Un consentement spécifique
Pour le CCNE, l'intrication de ce soin avec la recherche implique une notion de consentement très spécifique, validé par un regard extérieur. La dimension mixte de cette thérapeutique expérimentale nécessite en effet une vigilance accrue puisqu'il n'existe pas de phase I en chirurgie permettant de tester la tolérance d'une thérapeutique avant son efficacité. « Si l'objectif de ces nouvelles techniques est toujours thérapeutique, la démarche doit être celle d'une recherche, estime le CCNE. La psychochirurgie doit en effet être vue comme une thérapeutique expérimentale entrant dans le cadre d'un protocole de recherche. »
Concernant le consentement, si les neurostimulations sont limitées aux TOC, le problème est moindre : les patients ne souffrant pas d'un trouble annihilant leur jugement et ayant pleine conscience de la réalité des souffrances endurées sont en effet les premiers à réclamer cette intervention.
La question reste entière pour les patients atteints d'états délirants agressifs.
Le CCNE ajoute, comme autre garde-fou à cette technique expérimentale, que « tout protocole de soin doit être approuvé par un comité particulier, selon des critères devant définir les conditions du choix des candidats potentiels, la validité de leur consentement, les critères de sévérité, de chronicité, de gravité et d'échec des traitements médicaux, et les modalités de l'évaluation des résultats ».
* Avis n° 71 sur « la neurochirurgie fonctionnelle d'affections psychiatriques sévères ».
De la lobotomie classique aux techniques de stimulation cérébrale
Les techniques initialement proposées et abandonnées aujourd'hui visaient à détruire une partie des lobes frontaux ou de leurs connexions avec le système limbique. Les modifications de personnalité induites par ces anciennes techniques délabrantes étaient fréquentes.
Depuis les années soixante, les techniques de neurochirurgie fonctionnelle, encore destructrices, ont fait leur apparition. Regroupées sous le terme de psychochirurgie, elles peuvent consister en une capsulotomie antérieure, une cingulotomie, une tractotomie, une leucotomie bilimbique. Il s'agit d'une thérapeutique chirurgicale de symptômes qui corrige les manifestations fonctionnelles et non la structure de l'individu. Les modifications cognitives sérieuses du comportement avec apathie marquée et indifférence des premières lobotomies ne sont plus observées. Les gestes chirurgicaux volontairement prudents et limités dans leur section entraîne parfois une seconde intervention.
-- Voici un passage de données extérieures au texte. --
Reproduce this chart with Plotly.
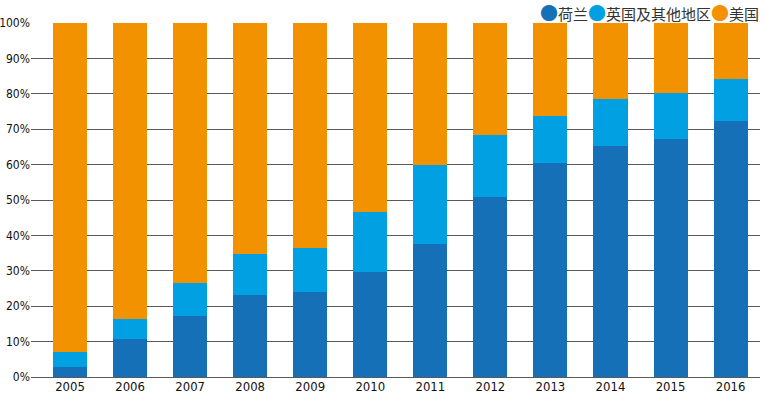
import plotly.graph_objects as go

years = ["2005", "2006", "2007", "2008", "2009", "2010", "2011", "2012", "2013", "2014", "2015", "2016"]
netherlands = [2.9, 10.8, 17.2, 23.2, 24.0, 29.7, 37.7, 50.8, 60.5, 65.3, 67.3, 72.4]
uk_other = [4.2, 5.6, 9.4, 11.6, 12.4, 16.9, 22.2, 17.6, 13.2, 13.3, 12.9, 11.9]
usa = [92.9, 83.6, 73.4, 65.2, 63.6, 53.4, 40.1, 31.6, 26.3, 21.4, 19.8, 15.7]
series_names = ["荷兰", "英国及其他地区", "美国"]
colors = ["#1570b7", "#00a0e2", "#f39200"]
y_ticks = [0, 10, 20, 30, 40, 50, 60, 70, 80, 90, 100]
y_tick_labels = ["0%", "10%", "20%", "30%", "40%", "50%", "60%", "70%", "80%", "90%", "100%"]

fig = go.Figure()
for name, vals, col in zip(series_names, [netherlands, uk_other, usa], colors):
    fig.add_trace(go.Bar(x=years, y=vals, name=name, marker=dict(color=col, line=dict(width=0)),
                         showlegend=False))

# compact legend built as text
legend_text = "".join(
    f"<span style='color:{c};font-size:18px'>●</span>{n}" for n, c in zip(series_names, colors)
)
fig.add_annotation(text=legend_text, xref="paper", yref="paper", x=1.0, y=1.03,
                   xanchor="right", yanchor="middle", showarrow=False, borderpad=0,
                   font=dict(family="Noto Sans CJK SC", size=15, color="#333333"))

x_font = dict(family="DejaVu Sans Condensed", size=13, color="#111111")
y_font = dict(family="DejaVu Sans Condensed", size=12, color="#111111")
fig.update_layout(
    width=764, height=398,
    margin=dict(l=31, r=4, t=23, b=21, autoexpand=False),
    paper_bgcolor="white", plot_bgcolor="white",
    barmode="stack", bargap=0.433,
    xaxis=dict(type="category", range=[-0.65, 11.49], showgrid=False, showline=False,
               ticks="", tickfont=x_font, automargin=False),
    yaxis=dict(range=[0, 100], tickvals=y_ticks, ticktext=y_tick_labels, showgrid=True,
               gridcolor="#5a5a5a", gridwidth=1, zeroline=True, zerolinecolor="#5a5a5a",
               zerolinewidth=1, showline=False, ticks="", tickfont=y_font, automargin=False,
               ticklabelstandoff=0),
    showlegend=False,
)
fig.write_html("out.html", config={"displayModeBar": False},
               post_script="document.body.style.margin='0';")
De nouveaux espoirs sont récemment nés avec l'apparition de techniques non destructives, faites de neurostimulations par stéréotaxie. Leurs résultats sont en cours d'évaluation, mais ces techniques déjà utilisées dans d'autres indications comme la maladie de Parkinson sévère sont pratiquement dépourvues de complications. Ces techniques de psychoélectrophysiologie se proposent de réaliser une psychomodulation par l'implantation, dans le parenchyme cérébral, d'électrodes de stimulation dans des localisations précises comme le bras antérieur de la capsule interne. Ces voies de recherche sont développées avec l'espoir d'une réversibilité.